Some Cal Poly students are protesting after what they say was an inadequate response to a petition that circulated earlier this month.
The Poly Protest event was created on a Cal Poly complaints website run by students.
The website, which is not affiliated with the university, states that a petition concerning the lack of COVID-19 safety measures this quarter did not receive an adequate response from the university.
So students planned a walk out or sick out, encouraging students to email their professors and President Jeffrey Armstrong saying they will not be attending class out of respect for other members of the campus community. The website also encourages students to not spend money at university stores.
Cal Poly administrators say they were not aware of the sick out and don’t know how attendance compared to other days because they do not track attendance broadly.
Most of the Cal Poly students we spoke to say they know little to nothing about the walk-out and they feel relatively safe on campus.
"I feel personally pretty safe," said Cal Poly Student, Phillip Way.
"Um yeah I'd say so," said Cal Poly Student, Ashley Homuth.
"Overall, I feel like the campus has done a pretty good job of making sure everyone is getting tested," said Cal Poly Student, Miles McGrath.
"I think they have done a pretty decent job," said Cal Poly Student, Dean Hill.
"I feel like they've been doing a pretty good job," said Cal Poly Student, Samuel Christy. "The facilities to do online learning are there, so I think it's important that we use that and accommodate students that can't be in class, in-person."

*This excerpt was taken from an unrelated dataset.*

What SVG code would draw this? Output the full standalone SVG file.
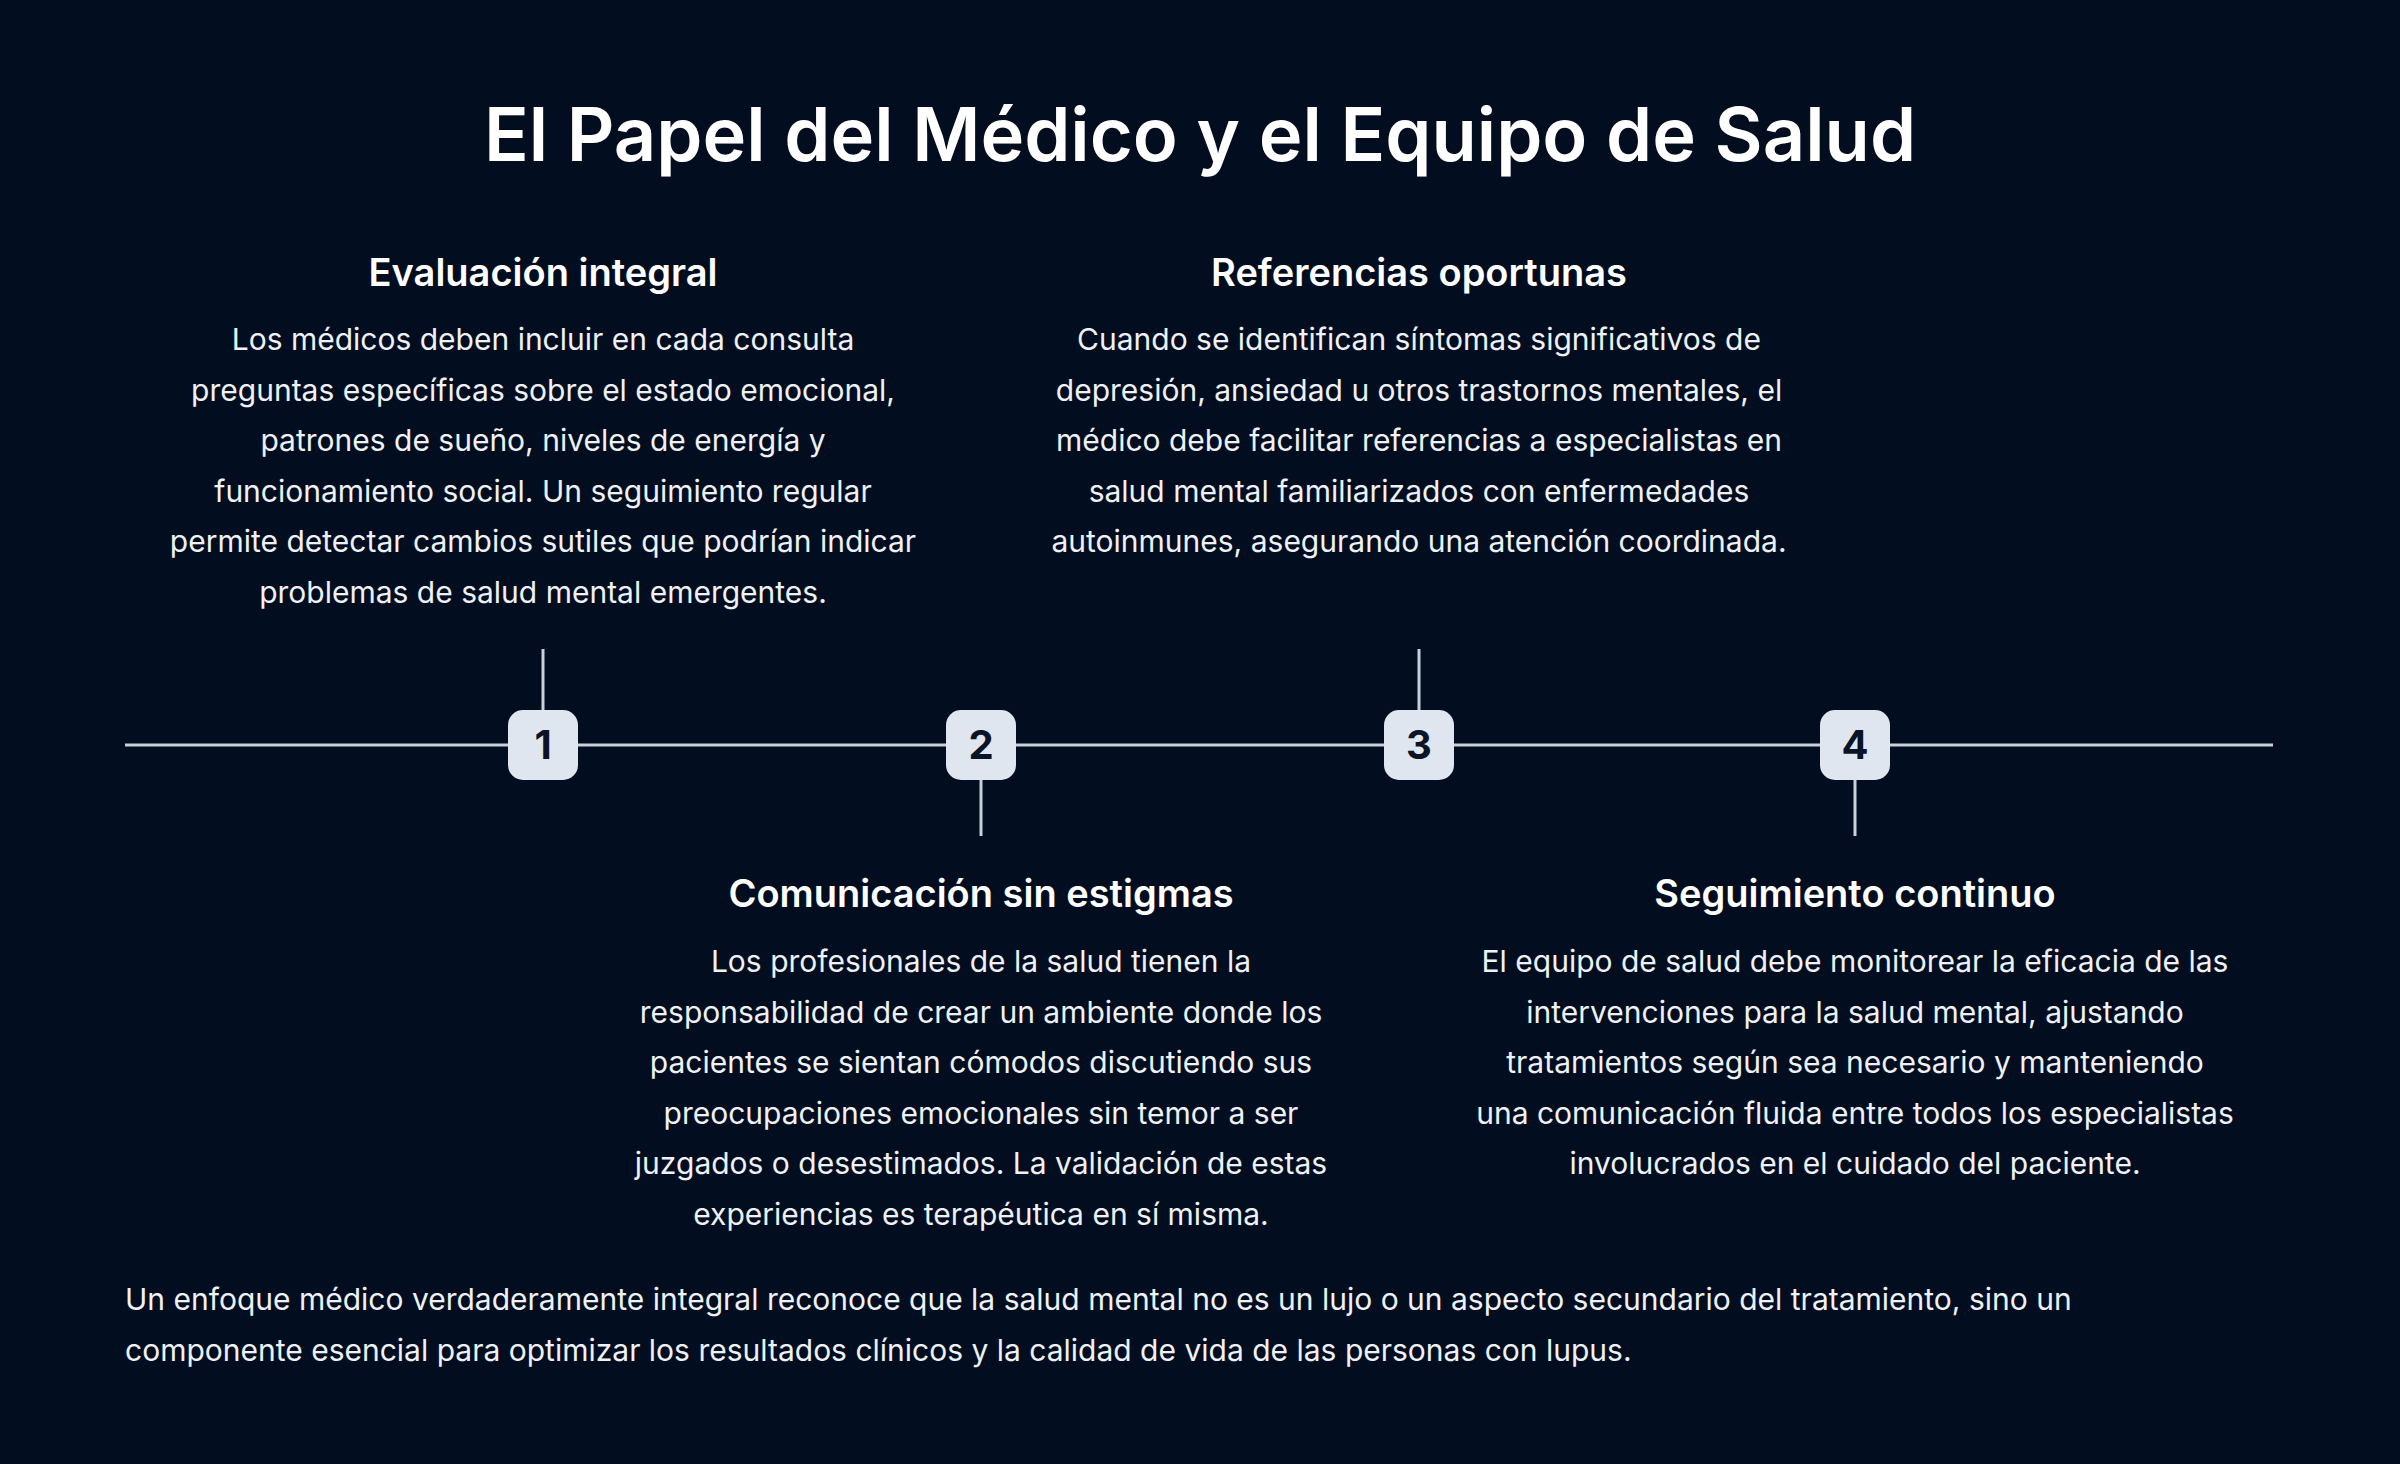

On Tuesday the local chapter of the California Faculty Association released the results of a survey that shows many Cal Poly faculty members feel unsafe teaching in-person classes. The results also show faculty members disapprove of President Jeffrey Armstrong's COVID-19 response.
Survey results show more than 84 percent of respondents who chose on their own to hold classes virtually cited concerns about COVID-19 spreading on campus while more than 75 percent said they chose virtual instruction in order to accommodate students who could not attend class in-person.
The survey results also show more than two-thirds of faculty respondents do not approve of Cal Poly administration's response to COVID during this quarter.
The petition signed by more than 3,700 campus community members found that many believe the current COVID-19 outbreak was preventable. Cal Poly is one of the only California state universities to start this term in-person. Cal Poly did not require students to provide a negative COVID test before returning to campus or attending in-person classes at the start of the winter 2022 quarter.
Cal Poly addressed the concerns.
"Virtual classes are not stopping the spread of Omicron at other universities. Being virtual also delays the inevitable testing required to identify and separate those who are infected from those who are not — and delays in confronting that difficult task leads to more spread," said Matt Lazier, Cal Poly State University Media Relations Director.
"Faced with the ever-evolving circumstances of the pandemic, the university has been forced to make a series of difficult decisions, all of which come with risks and potential consequences... The university has comprehensive plans in place to address the pandemic and the Omicron surge. Those plans are being carried out, and they are working," Lazier continued.
President Armstrong sent an email to the campus community last week addressing some of the concerns that have come up during the first month of the winter quarter. He says there is no perfect solution to many of the problems they are facing during the ongoing pandemic, but providing the best education possible remains a top priority.
In that email President Armstrong also addressed the isolation of students at off campus facilities, saying having both on- and off-campus isolation sites has always been a part of their plan and has been endorsed by our county public health officer and infectious disease experts.